■ **Task statement**: Pick out every line of the entries below where "matplotlib" occurs, and copy those lines.

** Start Given information **

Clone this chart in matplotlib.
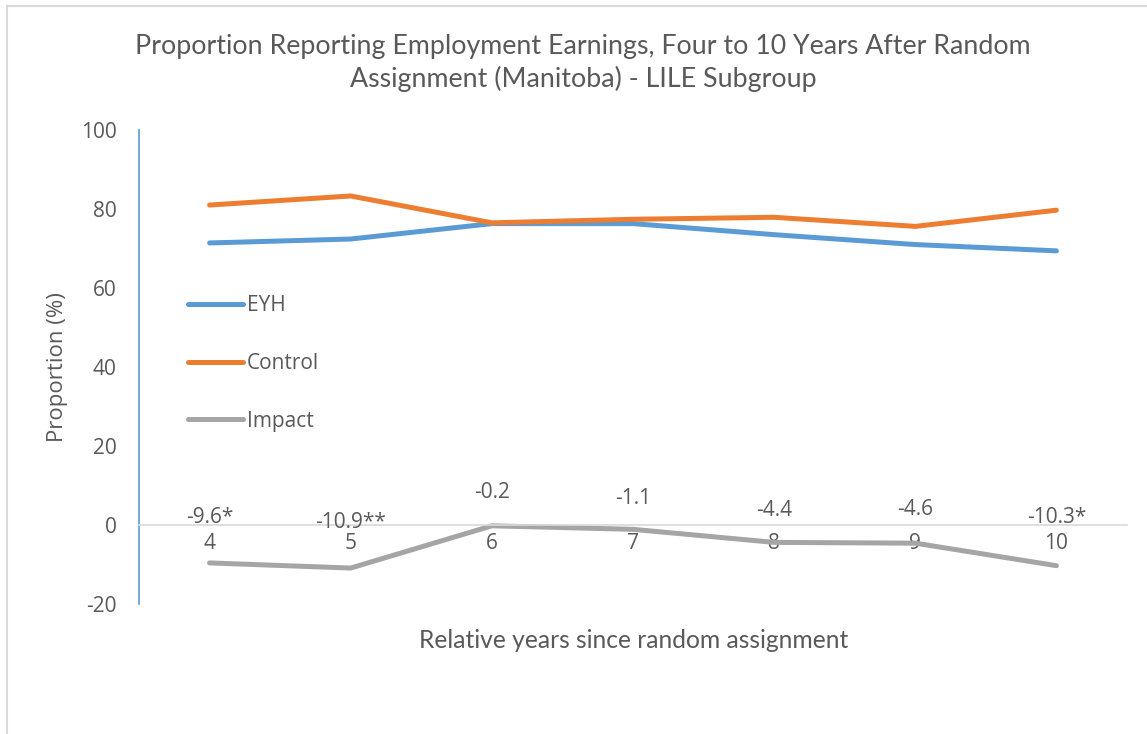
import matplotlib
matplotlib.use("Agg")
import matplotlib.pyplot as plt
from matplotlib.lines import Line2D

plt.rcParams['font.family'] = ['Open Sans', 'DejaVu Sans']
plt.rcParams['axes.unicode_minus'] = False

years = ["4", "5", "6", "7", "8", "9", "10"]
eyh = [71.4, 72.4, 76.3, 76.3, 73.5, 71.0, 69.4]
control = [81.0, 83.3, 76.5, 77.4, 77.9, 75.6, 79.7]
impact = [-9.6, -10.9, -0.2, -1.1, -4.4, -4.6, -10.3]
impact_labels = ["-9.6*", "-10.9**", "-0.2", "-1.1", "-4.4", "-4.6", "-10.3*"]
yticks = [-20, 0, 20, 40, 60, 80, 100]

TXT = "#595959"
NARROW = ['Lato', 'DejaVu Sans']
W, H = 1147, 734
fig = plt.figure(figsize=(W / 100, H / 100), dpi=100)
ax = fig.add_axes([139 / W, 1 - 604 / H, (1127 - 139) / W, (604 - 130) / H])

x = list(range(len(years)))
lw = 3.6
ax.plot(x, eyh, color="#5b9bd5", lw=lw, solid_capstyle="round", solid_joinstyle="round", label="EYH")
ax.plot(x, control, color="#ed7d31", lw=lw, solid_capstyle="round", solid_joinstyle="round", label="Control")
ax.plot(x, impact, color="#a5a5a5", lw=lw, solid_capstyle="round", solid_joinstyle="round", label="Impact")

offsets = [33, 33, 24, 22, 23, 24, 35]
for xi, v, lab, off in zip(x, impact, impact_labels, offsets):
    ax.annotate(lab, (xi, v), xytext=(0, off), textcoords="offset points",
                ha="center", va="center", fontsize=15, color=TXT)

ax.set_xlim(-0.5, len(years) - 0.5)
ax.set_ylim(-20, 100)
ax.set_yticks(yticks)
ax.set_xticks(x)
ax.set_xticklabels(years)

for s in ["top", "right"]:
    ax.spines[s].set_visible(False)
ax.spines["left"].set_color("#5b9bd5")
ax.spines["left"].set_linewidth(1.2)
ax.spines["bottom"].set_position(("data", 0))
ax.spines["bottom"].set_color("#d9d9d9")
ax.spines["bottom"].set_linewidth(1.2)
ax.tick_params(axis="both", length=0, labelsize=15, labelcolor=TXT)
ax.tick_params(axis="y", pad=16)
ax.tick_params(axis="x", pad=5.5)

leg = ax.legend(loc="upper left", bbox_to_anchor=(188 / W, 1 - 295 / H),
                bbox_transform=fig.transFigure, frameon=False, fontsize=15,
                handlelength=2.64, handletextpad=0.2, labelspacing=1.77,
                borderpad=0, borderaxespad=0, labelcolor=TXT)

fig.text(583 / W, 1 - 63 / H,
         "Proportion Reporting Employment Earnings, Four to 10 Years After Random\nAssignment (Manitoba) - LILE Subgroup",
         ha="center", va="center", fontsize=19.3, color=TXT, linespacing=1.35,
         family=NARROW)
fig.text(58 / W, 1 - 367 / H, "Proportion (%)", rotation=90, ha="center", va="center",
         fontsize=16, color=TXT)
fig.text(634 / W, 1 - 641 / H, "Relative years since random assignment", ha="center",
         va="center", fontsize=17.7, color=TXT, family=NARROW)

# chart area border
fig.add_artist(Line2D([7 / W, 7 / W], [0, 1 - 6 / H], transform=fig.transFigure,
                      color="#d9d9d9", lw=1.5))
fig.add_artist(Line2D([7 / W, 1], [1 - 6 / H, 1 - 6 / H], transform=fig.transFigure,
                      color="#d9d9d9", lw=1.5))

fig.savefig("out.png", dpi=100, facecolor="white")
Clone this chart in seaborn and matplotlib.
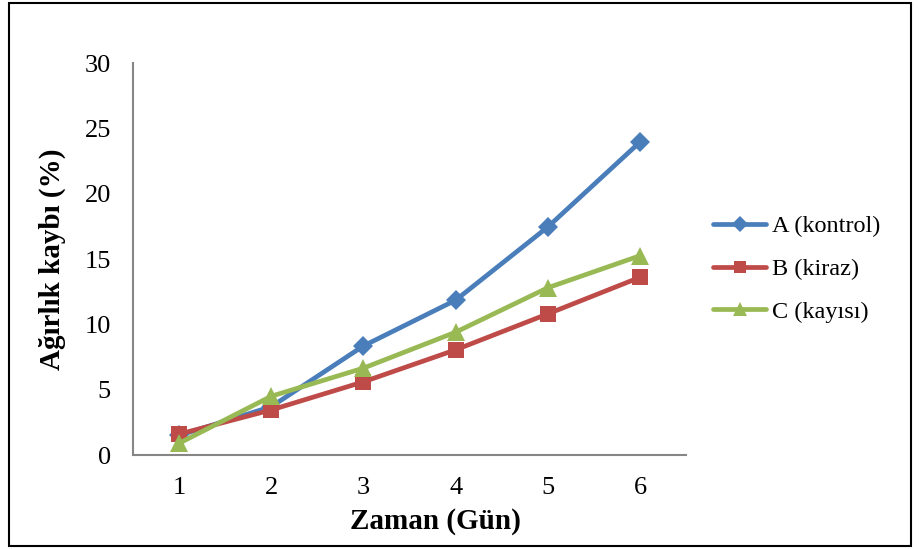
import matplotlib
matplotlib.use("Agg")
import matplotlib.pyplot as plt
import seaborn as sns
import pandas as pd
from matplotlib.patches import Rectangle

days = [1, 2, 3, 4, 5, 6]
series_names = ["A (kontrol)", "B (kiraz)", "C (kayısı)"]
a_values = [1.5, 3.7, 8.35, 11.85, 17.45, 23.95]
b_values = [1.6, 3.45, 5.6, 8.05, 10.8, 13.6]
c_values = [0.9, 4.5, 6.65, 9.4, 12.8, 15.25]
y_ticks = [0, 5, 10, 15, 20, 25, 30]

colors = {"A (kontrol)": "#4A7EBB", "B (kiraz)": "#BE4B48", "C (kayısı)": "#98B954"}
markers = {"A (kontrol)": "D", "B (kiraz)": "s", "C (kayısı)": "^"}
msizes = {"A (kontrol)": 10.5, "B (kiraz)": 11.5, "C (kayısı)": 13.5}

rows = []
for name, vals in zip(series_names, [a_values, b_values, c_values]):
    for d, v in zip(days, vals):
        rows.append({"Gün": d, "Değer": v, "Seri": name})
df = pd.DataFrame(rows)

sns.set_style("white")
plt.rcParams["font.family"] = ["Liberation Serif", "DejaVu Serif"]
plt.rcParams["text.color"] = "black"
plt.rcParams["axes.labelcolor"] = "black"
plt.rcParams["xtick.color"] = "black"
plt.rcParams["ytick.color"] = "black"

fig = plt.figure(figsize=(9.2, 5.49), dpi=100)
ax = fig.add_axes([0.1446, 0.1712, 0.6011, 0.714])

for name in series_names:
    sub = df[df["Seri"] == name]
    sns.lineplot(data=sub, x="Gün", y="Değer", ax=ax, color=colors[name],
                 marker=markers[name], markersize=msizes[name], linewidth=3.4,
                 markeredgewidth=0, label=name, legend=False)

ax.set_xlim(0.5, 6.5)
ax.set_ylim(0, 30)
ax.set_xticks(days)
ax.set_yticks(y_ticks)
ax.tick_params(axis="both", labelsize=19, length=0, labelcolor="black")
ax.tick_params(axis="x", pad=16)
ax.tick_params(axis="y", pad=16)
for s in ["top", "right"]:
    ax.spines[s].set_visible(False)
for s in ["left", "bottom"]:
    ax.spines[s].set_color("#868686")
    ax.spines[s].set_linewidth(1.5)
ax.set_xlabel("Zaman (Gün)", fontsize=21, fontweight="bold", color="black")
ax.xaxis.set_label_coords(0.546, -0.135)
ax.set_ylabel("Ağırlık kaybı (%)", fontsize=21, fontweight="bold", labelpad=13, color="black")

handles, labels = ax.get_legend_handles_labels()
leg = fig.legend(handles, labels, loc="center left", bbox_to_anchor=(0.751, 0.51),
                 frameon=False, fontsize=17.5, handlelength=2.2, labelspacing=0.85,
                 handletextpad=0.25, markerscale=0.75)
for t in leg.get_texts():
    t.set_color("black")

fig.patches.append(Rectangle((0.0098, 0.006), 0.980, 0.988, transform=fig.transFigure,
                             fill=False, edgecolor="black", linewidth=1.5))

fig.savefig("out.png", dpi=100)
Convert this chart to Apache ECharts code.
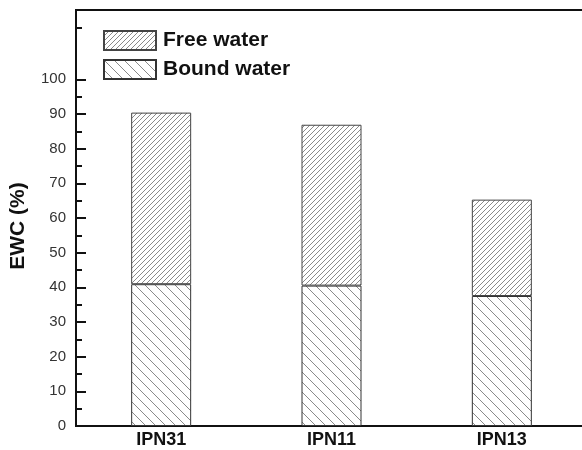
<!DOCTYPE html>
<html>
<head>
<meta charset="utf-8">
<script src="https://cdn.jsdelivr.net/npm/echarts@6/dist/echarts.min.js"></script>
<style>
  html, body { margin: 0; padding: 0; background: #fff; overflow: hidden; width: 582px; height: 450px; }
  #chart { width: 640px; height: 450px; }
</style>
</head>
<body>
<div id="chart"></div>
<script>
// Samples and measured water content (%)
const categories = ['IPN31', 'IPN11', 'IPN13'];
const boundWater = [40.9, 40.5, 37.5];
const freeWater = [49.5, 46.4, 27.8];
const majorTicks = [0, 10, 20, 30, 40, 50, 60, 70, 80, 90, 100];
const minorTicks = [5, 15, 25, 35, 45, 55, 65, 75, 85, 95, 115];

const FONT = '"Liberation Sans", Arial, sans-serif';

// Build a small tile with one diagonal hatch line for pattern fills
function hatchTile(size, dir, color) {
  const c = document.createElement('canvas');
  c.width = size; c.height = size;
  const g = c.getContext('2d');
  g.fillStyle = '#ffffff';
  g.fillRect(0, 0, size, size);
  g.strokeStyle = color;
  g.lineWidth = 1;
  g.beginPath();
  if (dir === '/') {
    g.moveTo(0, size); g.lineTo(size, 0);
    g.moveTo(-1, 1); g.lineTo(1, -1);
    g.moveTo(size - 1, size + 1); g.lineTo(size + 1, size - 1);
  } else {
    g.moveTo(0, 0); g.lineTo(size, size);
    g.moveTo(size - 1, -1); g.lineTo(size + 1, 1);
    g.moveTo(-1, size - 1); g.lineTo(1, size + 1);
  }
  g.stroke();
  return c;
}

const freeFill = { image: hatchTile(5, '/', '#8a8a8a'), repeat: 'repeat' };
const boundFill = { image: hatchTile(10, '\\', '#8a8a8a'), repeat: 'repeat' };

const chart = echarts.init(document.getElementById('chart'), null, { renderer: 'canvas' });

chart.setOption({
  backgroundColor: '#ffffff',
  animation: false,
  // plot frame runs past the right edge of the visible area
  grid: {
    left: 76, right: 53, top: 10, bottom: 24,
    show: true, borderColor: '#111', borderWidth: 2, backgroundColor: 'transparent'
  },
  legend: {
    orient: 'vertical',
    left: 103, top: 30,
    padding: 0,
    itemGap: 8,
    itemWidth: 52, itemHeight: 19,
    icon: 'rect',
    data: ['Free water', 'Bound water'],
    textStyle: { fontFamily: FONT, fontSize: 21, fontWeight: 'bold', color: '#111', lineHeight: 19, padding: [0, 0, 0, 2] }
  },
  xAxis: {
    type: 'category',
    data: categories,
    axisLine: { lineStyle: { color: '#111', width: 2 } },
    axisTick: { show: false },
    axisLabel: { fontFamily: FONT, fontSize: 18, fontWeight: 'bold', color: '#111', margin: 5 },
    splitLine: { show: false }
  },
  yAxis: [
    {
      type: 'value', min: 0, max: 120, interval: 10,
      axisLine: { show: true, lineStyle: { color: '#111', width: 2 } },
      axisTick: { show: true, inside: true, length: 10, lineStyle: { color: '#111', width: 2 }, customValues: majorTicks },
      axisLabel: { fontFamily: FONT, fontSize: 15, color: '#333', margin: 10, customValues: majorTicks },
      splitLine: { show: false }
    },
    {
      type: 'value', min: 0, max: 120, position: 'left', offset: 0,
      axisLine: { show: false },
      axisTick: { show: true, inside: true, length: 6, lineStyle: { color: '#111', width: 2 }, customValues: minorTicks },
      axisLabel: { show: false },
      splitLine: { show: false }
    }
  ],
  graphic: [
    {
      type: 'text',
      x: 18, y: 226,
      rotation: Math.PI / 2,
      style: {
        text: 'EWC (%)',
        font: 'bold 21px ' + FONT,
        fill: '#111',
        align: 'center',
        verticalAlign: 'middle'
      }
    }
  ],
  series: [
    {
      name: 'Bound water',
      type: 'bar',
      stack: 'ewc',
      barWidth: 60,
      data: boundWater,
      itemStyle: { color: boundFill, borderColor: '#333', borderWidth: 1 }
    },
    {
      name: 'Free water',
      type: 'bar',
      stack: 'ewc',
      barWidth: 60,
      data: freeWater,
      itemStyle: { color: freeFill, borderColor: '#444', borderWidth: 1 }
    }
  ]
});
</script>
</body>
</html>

** End Given information **

■ **The response**:
Clone this chart in matplotlib.
import matplotlib
matplotlib.use("Agg")
import matplotlib.pyplot as plt
from matplotlib.lines import Line2D
Clone this chart in seaborn and matplotlib.
import matplotlib
matplotlib.use("Agg")
import matplotlib.pyplot as plt
from matplotlib.patches import Rectangle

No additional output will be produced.